The formation of this Council has been the sign of a new life in the question in Melbourne. At the General Election of 1894 a determined effort was made to secure the return of a majority of members pledged to vote for the suffrage cause. The Government promised a Bill in the session of 1895, and on November 26th the Premier, Sir George Turner, introduced a Women's Suffrage Bill which passed the House of Assembly without a division, but was lost in the Legislative Council by two votes.
The Women's Suffrage Bill passed the Legislative Assembly in 1897, '98, '99, 1900, '01, each time with an increased majority, but each time its progress has been stopped in the Council.
Nevertheless there are many evidences of increasing vitality in the movement in Victoria, not the least of these being the rise of an Anti-Women's Suffrage Crusade. These "New Crusaders" have presented a petition which purports to be signed by 22,987 "adult women" of Victoria. But in 1891 before the suffrage was a live subject, before it had entered the region of practical politics, the women suffragists in six weeks obtained 30,000 signatures of adult women. The first and the most natural result of the anti-suffrage movement has been to bring down enquiries on the United Council from all parts of the Colony how to help Women's Suffrage.
QUEENSLAND.[494]
The Women's Suffrage question appears to have received its first awakening in Queensland from the visit of Miss Hannah Chenings, who in 1891 came from Adelaide on a lecturing tour in connection with an effort to obtain a law for the better protection of young girls. Her account of the Women's Franchise League in South Australia aroused a wish for a similar organisation here, and after a period of silent growth the Women's Suffrage Association was formed in 1894, mainly through the instrumentality of Mrs. Leontine Cooper and Mrs. Maginie, who, as Miss Allen, had been a member of the New South Wales Society.
At the first annual meeting of this association, in March, 1895, the report showed that petitions had been presented with over 11,000 signatures, and that letters expressing themselves as favorable to the measure had been received from thirty Members of the Legislative Assembly. In the General Election of 1897 a large number of candidates declared themselves in favor, but so far the effort to carry a Bill through the House has met with disappointment, and the Women's Suffrage Association are bending their efforts towards inducing the Government to bring in a Bill. Here, as in the other Colonies where they are still unenfranchised, the women feel deeply the injustice of their exclusion from the Federal Referendum.
TASMANIA.[495]
As long ago as 1885 a Constitutional Amendment Act passed second reading in the Tasmanian House of Assembly which provided for the extension of the Franchise to unmarried women rate-payers, but notwithstanding the support of the Government the question made no further advance in Parliament.
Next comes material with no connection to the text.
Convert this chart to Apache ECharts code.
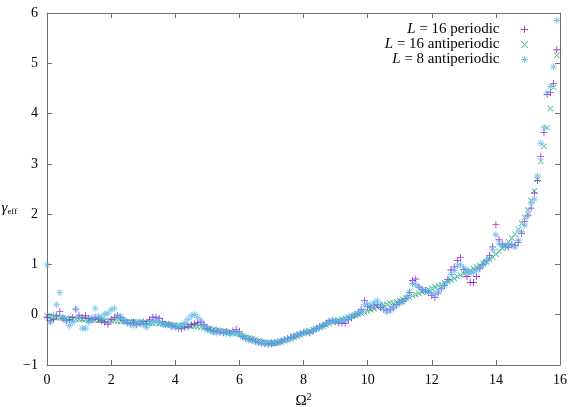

In recent years a Bill to enfranchise women on the same terms as men has passed the House of Assembly on several occasions with increasing majorities, but the opponents are still too numerous to carry it through the Upper House. The Women's Christian Temperance Union have been the most energetic workers in its behalf.
[It will be noticed that in each of these Australian States the Women's Suffrage Bill repeatedly passed the Assembly, or Lower House, which is elected by the people, but was defeated in the Council or Upper House, which is composed entirely of wealthy and aristocratic members, who can be voted for only by these classes, and some of whom are appointed by the Government and hold office for life. In 1901 a Federation of the six States was formed with a National Parliament, both Houses to be elected by the people. In June, 1902, a bill passed this Federal Parliament giving women the right to vote for its members and be elected to this body. About 800,000 women have been thus enfranchised, the largest victory ever gained for this movement.